Problem to work on: Scan the entries below and report only how many lines contain "that".

Rows from a dataset of charts and code
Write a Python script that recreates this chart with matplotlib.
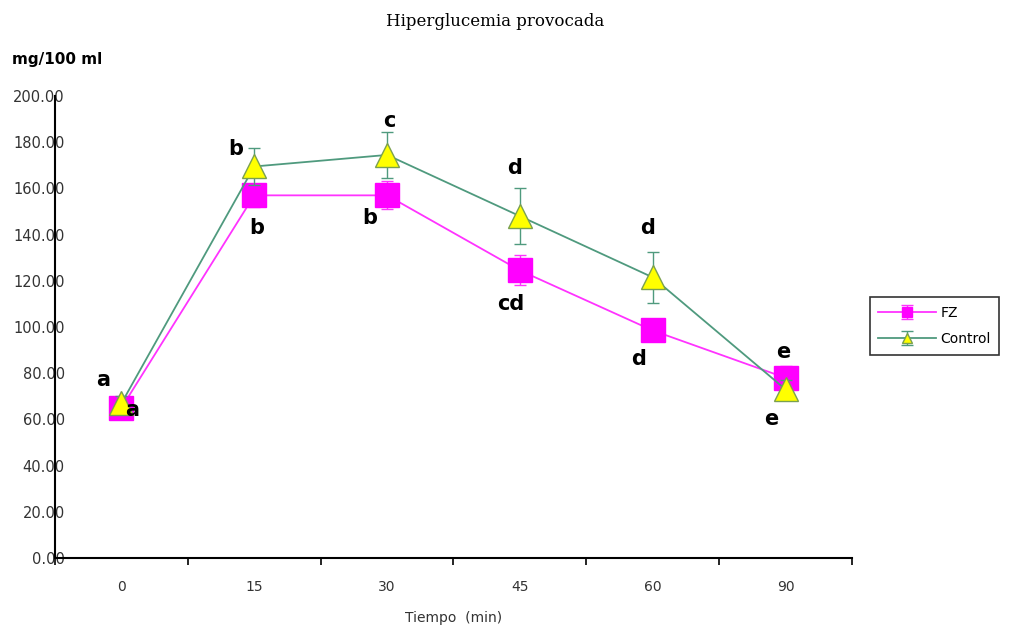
import numpy as np
import matplotlib.pyplot as plt

# datos
tiempos = ["0", "15", "30", "45", "60", "90"]
fz = [65.0, 157.0, 157.0, 124.5, 98.5, 78.0]
fz_err = [2.5, 5.0, 6.0, 6.5, 4.0, 5.0]
control = [67.0, 169.5, 174.5, 148.0, 121.5, 73.0]
control_err = [3.0, 8.0, 10.0, 12.0, 11.0, 4.0]

# letras de significancia: (indice, valor, texto)
letras = [(0, 77, "a"), (0, 64, "a"), (1, 177, "b"), (1, 143, "b"),
          (2, 147, "b"), (2, 189, "c"), (3, 169, "d"), (3, 110, "cd"),
          (4, 143, "d"), (4, 86, "d"), (5, 89, "e"), (5, 60, "e")]
desplaz = [-0.14, 0.08, -0.14, 0.02, -0.13, 0.02, -0.04, -0.07, -0.04, -0.11, -0.02, -0.11]

fig = plt.figure(figsize=(10.1, 6.26), dpi=100)
ax = fig.add_axes([0.0545, 0.1086, 0.789, 0.738])

x = np.arange(len(tiempos))
ax.errorbar(x, fz, yerr=fz_err, color="#ff33ff", lw=1.3, marker="s", ms=17,
            mfc="#ff00ff", mec="#ff00ff", ecolor="#ff33ff", elinewidth=1,
            capsize=4, label="FZ", zorder=3)
ax.errorbar(x, control, yerr=control_err, color="#4f9a7e", lw=1.3, marker="^",
            ms=17, mfc="#ffff00", mec="#7aa050", ecolor="#4f9a7e", elinewidth=1,
            capsize=4, label="Control", zorder=4)

for (i, v, t), d in zip(letras, desplaz):
    ax.text(i + d, v, t, fontsize=15, fontweight="bold", ha="center", va="center",
            family="DejaVu Sans", zorder=5)

ax.set_xlim(-0.5, len(tiempos) - 0.5)
ax.set_ylim(0, 200)
ax.set_xticks(x)
ax.set_xticklabels(tiempos, fontsize=10, color="#333333")
ax.set_xticks(np.arange(-0.5, len(tiempos), 1.0), minor=True)
ax.tick_params(axis="x", which="major", length=0, pad=16)
ax.tick_params(axis="x", which="minor", length=5, width=1.2, direction="out")
ax.set_yticks(np.arange(0, 201, 20))
ax.set_yticklabels([f"{v:.2f}" for v in np.arange(0, 201, 20)], fontsize=10.5, color="#333333")
ax.tick_params(axis="y", length=0, pad=-7)

for s in ["top", "right"]:
    ax.spines[s].set_visible(False)
ax.spines["left"].set_linewidth(1.5)
ax.spines["bottom"].set_linewidth(1.5)

ax.set_xlabel("Tiempo  (min)", fontsize=10, color="#333333", labelpad=12)
fig.text(0.49, 0.965, "Hiperglucemia provocada", fontsize=12, family="DejaVu Serif",
         ha="center", va="center")
fig.text(0.012, 0.905, "mg/100 ml", fontsize=11, fontweight="bold", ha="left", va="center")

leg = fig.legend(loc="upper left", bbox_to_anchor=(0.861, 0.525), frameon=True,
                 fancybox=False, edgecolor="black", fontsize=10, borderpad=0.6,
                 labelspacing=0.9, handlelength=4.2, handletextpad=0.3,
                 borderaxespad=0, markerscale=0.4)
leg.get_frame().set_linewidth(1.2)

fig.savefig("out.png", dpi=100)
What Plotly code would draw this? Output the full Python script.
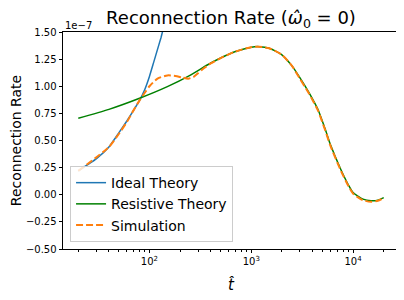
import plotly.graph_objects as go

# time values and rates (units of 1e-7)
t_ideal = [20, 30, 40, 50, 60, 70, 80, 90, 100, 110, 120, 130, 140, 150]
r_ideal = [0.22, 0.33, 0.44, 0.57, 0.68, 0.78, 0.87, 0.97, 1.09, 1.22, 1.34, 1.45, 1.57, 1.70]

t_resist = [20, 40, 80, 150, 250, 370, 500, 700, 1000, 1200, 1500, 2000, 2500, 3000, 3700,
            4500, 5300, 6000, 7600, 9000, 10000, 12500, 15000, 17500, 20000]
r_resist = [0.705, 0.787, 0.889, 0.996, 1.10, 1.196, 1.26, 1.32, 1.36, 1.365, 1.35, 1.29,
            1.19, 1.08, 0.94, 0.79, 0.61, 0.46, 0.23, 0.09, 0.02, -0.04, -0.055, -0.05, -0.027]

t_sim = [20, 40, 50, 60, 70, 80, 90, 100, 120, 150, 180, 210, 240, 270, 300, 330, 400, 500, 700,
         1000, 1200, 1500, 2000, 2500, 3000, 3700, 4500, 5300, 6000, 7600, 9000, 10000,
         12500, 15000, 17500, 20000]
r_sim = [0.22, 0.44, 0.56, 0.67, 0.78, 0.87, 0.94, 1.00, 1.07, 1.10, 1.095, 1.08, 1.07, 1.085,
         1.12, 1.155, 1.21, 1.26, 1.32, 1.36, 1.365, 1.35, 1.29, 1.19, 1.07, 0.93, 0.78, 0.60, 0.45,
         0.22, 0.08, 0.01, -0.05, -0.065, -0.055, -0.03]

y_ticks = [1.5, 1.25, 1.0, 0.75, 0.5, 0.25, 0.0, -0.25, -0.5]
x_ticks = [100, 1000, 10000]
x_ticktext = ["10<sup>2</sup>", "10<sup>3</sup>", "10<sup>4</sup>"]

minor_vals = [m * 10 ** e for e in (1, 2, 3, 4) for m in range(2, 10)]

fig = go.Figure()
fig.add_trace(go.Scatter(x=t_ideal, y=r_ideal, mode="lines", name="Ideal Theory",
                         line=dict(color="#1f77b4", width=1.5, shape="spline", smoothing=0.4)))
fig.add_trace(go.Scatter(x=t_resist, y=r_resist, mode="lines", name="Resistive Theory",
                         line=dict(color="green", width=1.5, shape="spline", smoothing=0.6)))
fig.add_trace(go.Scatter(x=t_sim, y=r_sim, mode="lines", name="Simulation",
                         line=dict(color="#ff7f0e", width=2, dash="7px,3px", shape="spline", smoothing=0.6)))

font = "DejaVu Sans"
W, H = 396, 292
fig.update_layout(
    width=W, height=H,
    margin=dict(l=55, r=5, t=24, b=51, autoexpand=False),
    paper_bgcolor="white", plot_bgcolor="white",
    font=dict(family=font, color="black", size=10),
    title=dict(text="Reconnection Rate (<i>ω̂</i><sub>0</sub> = 0)", x=0.5, xanchor="center",
               xref="paper", y=1 - 10 / H, yanchor="middle", font=dict(size=18)),
    showlegend=True,
    legend=dict(x=0.021, y=0.032, xanchor="left", yanchor="bottom", bgcolor="rgba(255,255,255,0.8)",
                bordercolor="#cccccc", borderwidth=1, font=dict(size=14), tracegroupgap=0,
                itemwidth=30),
)
fig.update_xaxes(type="log", range=[1.151, 4.451], tickvals=x_ticks, ticktext=x_ticktext,
                 ticks="outside", ticklen=3.5, tickwidth=0.8, tickcolor="black", automargin=False,
                 showline=True, linecolor="black", linewidth=0.8, mirror=True,
                 showgrid=False, zeroline=False,
                 minor=dict(tickvals=minor_vals, ticks="outside", ticklen=2, tickwidth=0.6,
                            tickcolor="black", showgrid=False),
                 title=dict(text="<i>t̂</i>", font=dict(size=15), standoff=13))
fig.update_yaxes(range=[-0.5, 1.5], tickvals=y_ticks, tickformat=".2f", automargin=False,
                 ticks="outside", ticklen=3.5, tickwidth=0.8, tickcolor="black",
                 showline=True, linecolor="black", linewidth=0.8, mirror=True,
                 showgrid=False, zeroline=False,
                 title=dict(text="Reconnection Rate", font=dict(size=14), standoff=3))
fig.add_annotation(text="1e−7", xref="paper", yref="paper", x=0, y=1, xanchor="left",
                   yanchor="bottom", showarrow=False, font=dict(size=10), yshift=-1)
fig.write_html("out.html")
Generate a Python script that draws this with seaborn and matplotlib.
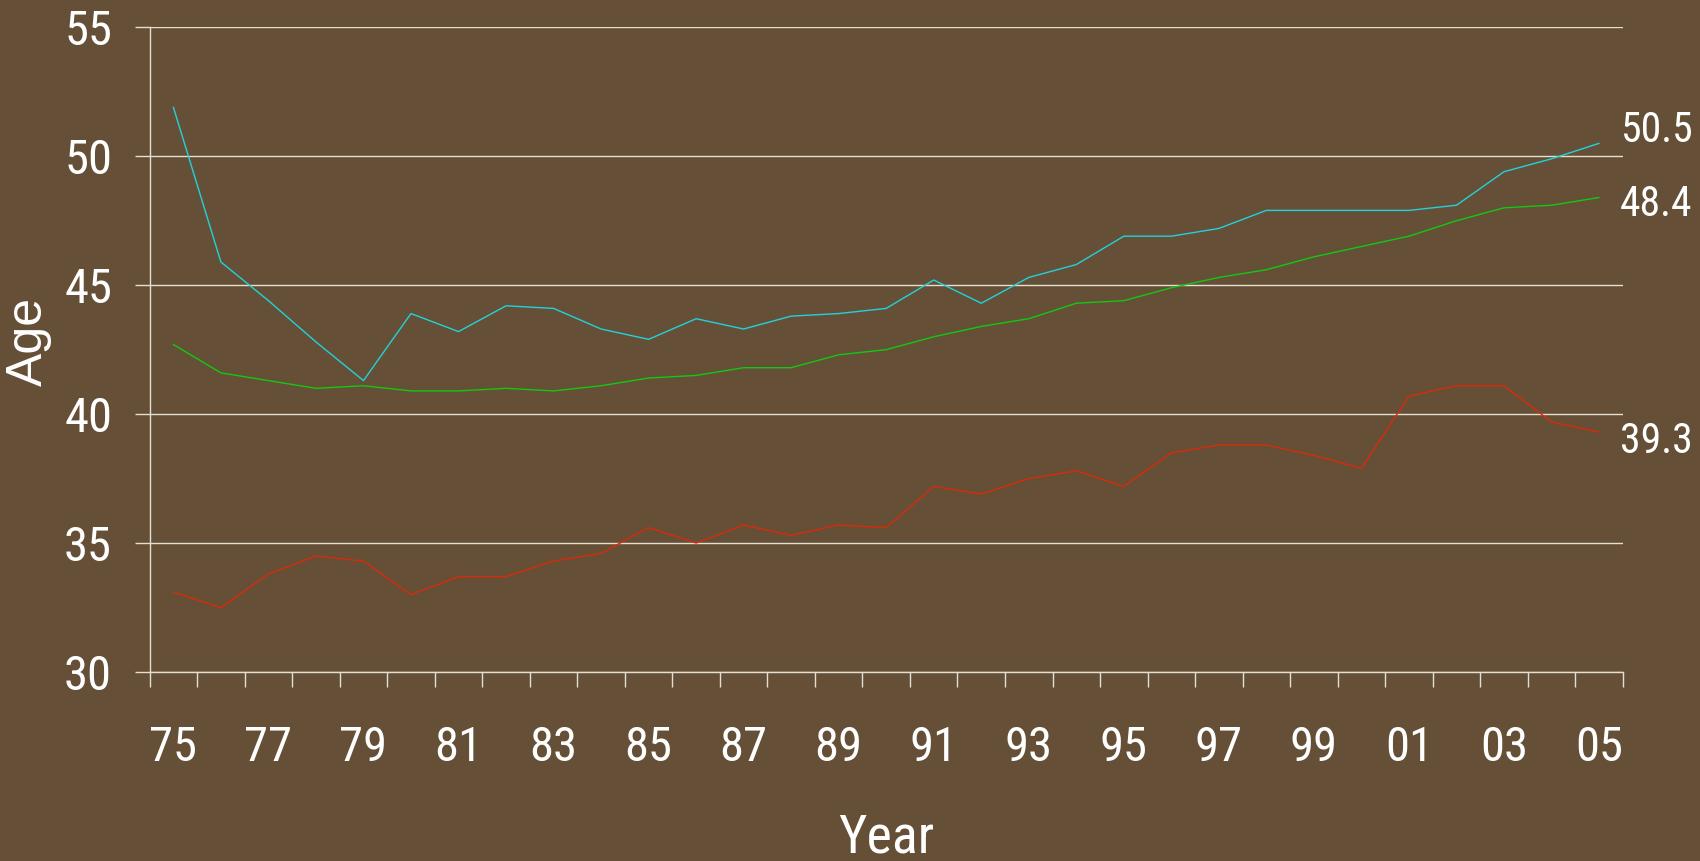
import matplotlib
matplotlib.use("Agg")
import matplotlib.pyplot as plt
import matplotlib.transforms as mtransforms
from matplotlib import font_manager
from matplotlib.ticker import FixedLocator
import seaborn as sns
import pandas as pd

# data
years = list(range(1975, 2006))
series_names = ["top", "middle", "bottom"]
top_age = [51.9, 45.9, 44.4, 42.8, 41.3, 43.9, 43.2, 44.2, 44.1, 43.3,
           42.9, 43.7, 43.3, 43.8, 43.9, 44.1, 45.2, 44.3, 45.3, 45.8,
           46.9, 46.9, 47.2, 47.9, 47.9, 47.9, 47.9, 48.1, 49.4, 49.9, 50.5]
middle_age = [42.7, 41.6, 41.3, 41.0, 41.1, 40.9, 40.9, 41.0, 40.9, 41.1,
              41.4, 41.5, 41.8, 41.8, 42.3, 42.5, 43.0, 43.4, 43.7, 44.3,
              44.4, 44.9, 45.3, 45.6, 46.1, 46.5, 46.9, 47.5, 48.0, 48.1, 48.4]
bottom_age = [33.1, 32.5, 33.8, 34.5, 34.3, 33.0, 33.7, 33.7, 34.3, 34.6,
              35.6, 35.0, 35.7, 35.3, 35.7, 35.6, 37.2, 36.9, 37.5, 37.8,
              37.2, 38.5, 38.8, 38.8, 38.4, 37.9, 40.7, 41.1, 41.1, 39.7, 39.3]
end_labels = ["50.5", "48.4", "39.3"]
y_ticks = [30, 35, 40, 45, 50, 55]

BG = "#655037"
GRID = "#E6DED0"
colors = {"top": "#22D2DA", "middle": "#12C812", "bottom": "#D92A0A"}
label_dy = [9.5, -5, -7]  # points, nudges for end labels


def narrow_font():
    """find some condensed sans face, else plain DejaVu Sans"""
    found = []
    for f in font_manager.fontManager.ttflist:
        if f.style != "normal" or f.weight not in (400, "normal", "regular"):
            continue
        tag = (f.name + " " + str(f.stretch)).lower()
        if "condensed" in tag or "narrow" in tag:
            found.append(f)
    prefs = ["roboto", "liberation", "dejavu sans", "noto sans", "open sans"]
    for p in prefs:
        for f in found:
            if f.name.lower().startswith(p) and "mono" not in f.name.lower() and "serif" not in f.name.lower():
                return font_manager.FontProperties(fname=f.fname), True
    return font_manager.FontProperties(family="DejaVu Sans"), False


fp_narrow, is_narrow = narrow_font()
num_size = 35 if is_narrow else 26
end_size = 30 if is_narrow else 22

df = pd.DataFrame({
    "year": years * 3,
    "age": top_age + middle_age + bottom_age,
    "series": [s for s in series_names for _ in years],
})

sns.set_theme(style="white")
plt.rcParams["font.family"] = ["Liberation Sans", "DejaVu Sans"]

fig = plt.figure(figsize=(17, 8.61), dpi=100, facecolor=BG)
ax = fig.add_axes([0.088, 0.2195, 0.8666, 0.7488])
ax.set_facecolor(BG)

sns.lineplot(data=df, x="year", y="age", hue="series", palette=colors,
             linewidth=1.0, legend=False, ax=ax)

ax.set_xlim(1974.5, 2005.5)
ax.set_ylim(30, 55)

# grid
ax.set_yticks(y_ticks)
ax.yaxis.grid(True, color=GRID, linewidth=1.0)
ax.xaxis.grid(False)
ax.set_axisbelow(True)

for s in ["top", "right"]:
    ax.spines[s].set_visible(False)
for s in ["left", "bottom"]:
    ax.spines[s].set_color(GRID)
    ax.spines[s].set_linewidth(1.0)

# ticks: marks at category edges, labels every other year
ax.set_xticks(years[::2])
ax.set_xticklabels([f"{y % 100:02d}" for y in years[::2]])
ax.xaxis.set_minor_locator(FixedLocator([y - 0.5 for y in years] + [years[-1] + 0.5]))
ax.tick_params(axis="x", which="major", bottom=True, length=0, pad=38, colors="white")
ax.tick_params(axis="x", which="minor", bottom=True, length=11, width=1.0,
               color=GRID, direction="out")
ax.tick_params(axis="y", which="major", left=True, length=11, width=1.0,
               pad=16, labelcolor="white", color=GRID, direction="out")
for lbl in ax.get_xticklabels() + ax.get_yticklabels():
    lbl.set_fontproperties(fp_narrow)
    lbl.set_fontsize(num_size)

ax.set_xlabel("Year", color="white", labelpad=30,
              fontproperties=fp_narrow, fontsize=num_size + 4)
ax.set_ylabel("Age", fontsize=36, color="white")
ax.yaxis.set_label_coords(-0.0665, 0.513)

# value labels at the right end
trans = mtransforms.blended_transform_factory(ax.transAxes, ax.transData)
for txt, vals, dy in zip(end_labels, [top_age, middle_age, bottom_age], label_dy):
    ax.annotate(txt, xy=(1.0, vals[-1]), xycoords=trans,
                xytext=(-2, dy), textcoords="offset points",
                ha="left", va="center", color="white",
                fontproperties=fp_narrow, fontsize=end_size,
                annotation_clip=False)

fig.savefig("out.png", dpi=100, facecolor=BG)
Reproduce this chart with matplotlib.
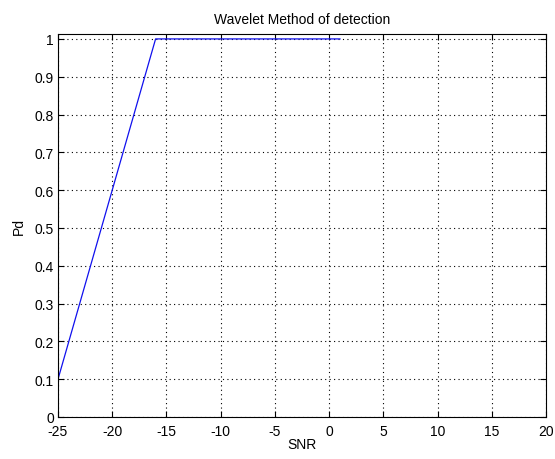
import matplotlib
matplotlib.use("Agg")
import matplotlib.pyplot as plt

snr = [-25, -16, 1]
pd_vals = [0.1, 1.0, 1.0]
xticks = [-25, -20, -15, -10, -5, 0, 5, 10, 15, 20]
yticks = [0, 0.1, 0.2, 0.3, 0.4, 0.5, 0.6, 0.7, 0.8, 0.9, 1]
ytick_labels = ["0", "0.1", "0.2", "0.3", "0.4", "0.5", "0.6", "0.7", "0.8", "0.9", "1"]

plt.rcParams['font.family'] = ['Liberation Sans', 'DejaVu Sans']
plt.rcParams['axes.unicode_minus'] = False
fig = plt.figure(figsize=(5.55, 4.6), dpi=100)
ax = fig.add_axes([58/555, 42/460, (546-58)/555, (418-35)/460])
ax.plot(snr, pd_vals, color='#1010ee', linewidth=0.9)
ax.set_xlim(-25, 20)
ax.set_ylim(0, 1.013)
ax.set_xticks(xticks)
ax.set_yticks(yticks)
ax.set_yticklabels(ytick_labels)
ax.grid(True, linestyle=(0, (1, 3)), color='black', linewidth=0.8)
ax.tick_params(direction='in', top=True, right=True, labelsize=10, length=4)
ax.tick_params(axis='x', pad=5)
ax.tick_params(axis='y', pad=3)
for s in ax.spines.values():
    s.set_linewidth(0.8)
ax.set_xlabel('SNR', fontsize=10, labelpad=-1)
ax.set_ylabel('Pd', fontsize=10, labelpad=6)
ax.set_title('Wavelet Method of detection', fontsize=10, pad=8)
fig.savefig('out.png', dpi=100)
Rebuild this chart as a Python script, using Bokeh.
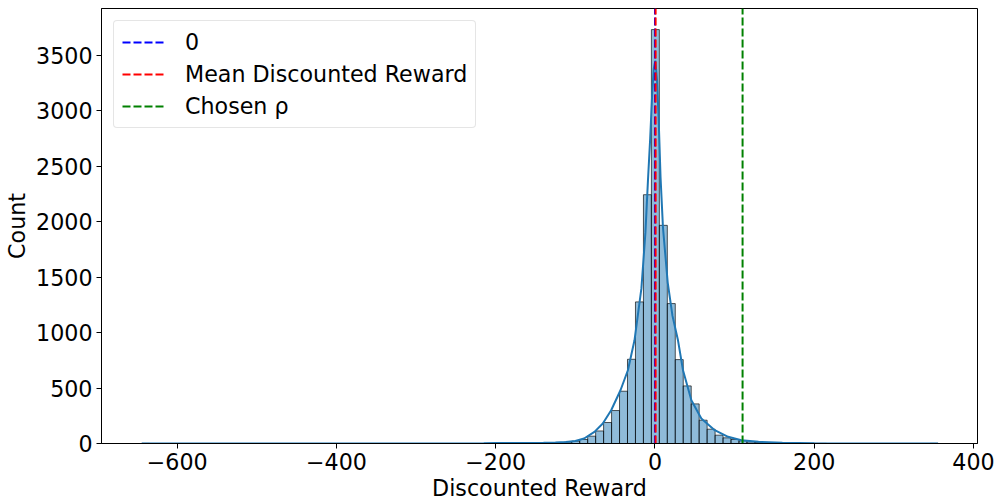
import numpy as np
from bokeh.plotting import figure
from bokeh.models import Range1d, Legend, LegendItem, FixedTicker
from bokeh.embed import file_html
from bokeh.resources import INLINE

# Histogram of discounted rewards: 100 equal-width bins
BIN_START = -644.5
BIN_WIDTH = 10.0
bin_counts = [
    1, 0, 0, 0, 0, 0, 0, 0, 0, 0,
    0, 0, 0, 0, 0, 0, 0, 0, 0, 0,
    0, 0, 0, 0, 0, 0, 0, 0, 0, 0,
    0, 0, 0, 0, 0, 0, 0, 0, 0, 0,
    0, 0, 0, 0, 1, 2, 1, 2, 2, 3,
    4, 5, 8, 12, 21, 36, 66, 113, 189, 297,
    471, 759, 1276, 2242, 3730, 1966, 1261, 756, 519, 357,
    210, 129, 75, 51, 36, 24, 14, 9, 6, 4,
    3, 2, 2, 1, 1, 1, 0, 0, 0, 0,
    0, 0, 0, 0, 0, 0, 0, 0, 0, 1,
]

# Kernel density estimate, scaled to counts
kde_x = [-644.5, -500, -400, -300, -250, -215, -200, -185, -170, -155, -140,
         -125, -112, -100, -89, -76, -65.5, -55, -43.3, -34, -25.7, -17,
         -12, -8.8, -6, -3.5, -1.5, 0.5, 2.5, 4.5, 7, 10, 16, 22, 28.9,
         35.2, 45.7, 58.2, 75, 91.8, 108.5, 130, 160, 200, 250, 300, 355.5]
kde_y = [0.2, 0.2, 0.3, 0.5, 1, 3, 4, 4, 4, 5, 7,
         10, 14, 22, 45, 105, 180, 300, 480, 660, 930, 1400,
         1900, 2371, 2750, 3150, 3380, 3450, 3280, 2950, 2400, 1950, 1450, 1150, 930,
         660, 390, 225, 120, 60, 30, 15, 7, 3, 1, 0.5, 0.2]

# Reference lines
ZERO = 0
MEAN_REWARD = 0.8
CHOSEN_RHO = 110

x_ticks = [-600, -400, -200, 0, 200, 400]
y_ticks = [0, 500, 1000, 1500, 2000, 2500, 3000, 3500]

X_LO, X_HI = -695, 405
Y_HI = 3920

FONT = "DejaVu Sans"
FS = "22.2px"

edges = BIN_START + BIN_WIDTH * np.arange(len(bin_counts) + 1)

p = figure(width=996, height=503, output_backend="svg", toolbar_location=None,
           x_range=Range1d(X_LO, X_HI), y_range=Range1d(0, Y_HI),
           min_border_left=101, min_border_right=19, min_border_top=8,
           min_border_bottom=60)
p.grid.visible = False
p.outline_line_color = "black"
p.outline_line_width = 1
p.background_fill_color = "white"

p.quad(left=edges[:-1], right=edges[1:], bottom=0, top=bin_counts,
       fill_color="#1f77b4", fill_alpha=0.5, line_color="black",
       line_alpha=0.65, line_width=1)

p.line(kde_x, kde_y, line_color="#1f77b4", line_width=2)

r_zero = p.segment(x0=[ZERO], y0=[0], x1=[ZERO], y1=[Y_HI],
                   line_color="blue", line_width=2, line_dash="8 3")
r_mean = p.segment(x0=[MEAN_REWARD], y0=[0], x1=[MEAN_REWARD], y1=[Y_HI],
                   line_color="red", line_width=2, line_dash="8 3")
r_rho = p.segment(x0=[CHOSEN_RHO], y0=[0], x1=[CHOSEN_RHO], y1=[Y_HI],
                  line_color="green", line_width=2, line_dash="8 3")

for ax in (p.xaxis[0], p.yaxis[0]):
    ax.major_label_text_font = FONT
    ax.major_label_text_font_size = FS
    ax.major_label_text_color = "black"
    ax.axis_label_text_font = FONT
    ax.axis_label_text_font_size = FS
    ax.axis_label_text_font_style = "normal"
    ax.axis_label_text_color = "black"
    ax.major_tick_out = 5
    ax.major_tick_in = 0
    ax.minor_tick_out = 0
    ax.minor_tick_in = 0
    ax.axis_line_color = "black"
    ax.major_tick_line_color = "black"
    ax.major_label_standoff = 4

p.xaxis.ticker = FixedTicker(ticks=x_ticks)
p.yaxis.ticker = FixedTicker(ticks=y_ticks)
p.xaxis.major_label_overrides = {t: (f"\u2212{abs(t)}" if t < 0 else str(t)) for t in x_ticks}
p.xaxis.axis_label = "Discounted Reward"
p.yaxis.axis_label = "Count"
p.xaxis.axis_label_standoff = 2
p.yaxis.axis_label_standoff = 3

legend = Legend(items=[
    LegendItem(label="0", renderers=[r_zero]),
    LegendItem(label="Mean Discounted Reward", renderers=[r_mean]),
    LegendItem(label="Chosen \u03c1", renderers=[r_rho]),
], location="top_left")
legend.margin = 12
legend.padding = 8
legend.spacing = 6
legend.glyph_width = 42
legend.glyph_height = 22
legend.label_height = 22
legend.label_standoff = 21
legend.label_text_font = FONT
legend.label_text_font_size = FS
legend.label_text_color = "black"
legend.border_line_color = "#cccccc"
legend.border_line_width = 1
legend.border_radius = 4
legend.background_fill_alpha = 0.8
p.add_layout(legend)

open("out.html", "w").write(file_html(p, INLINE))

Full output: 2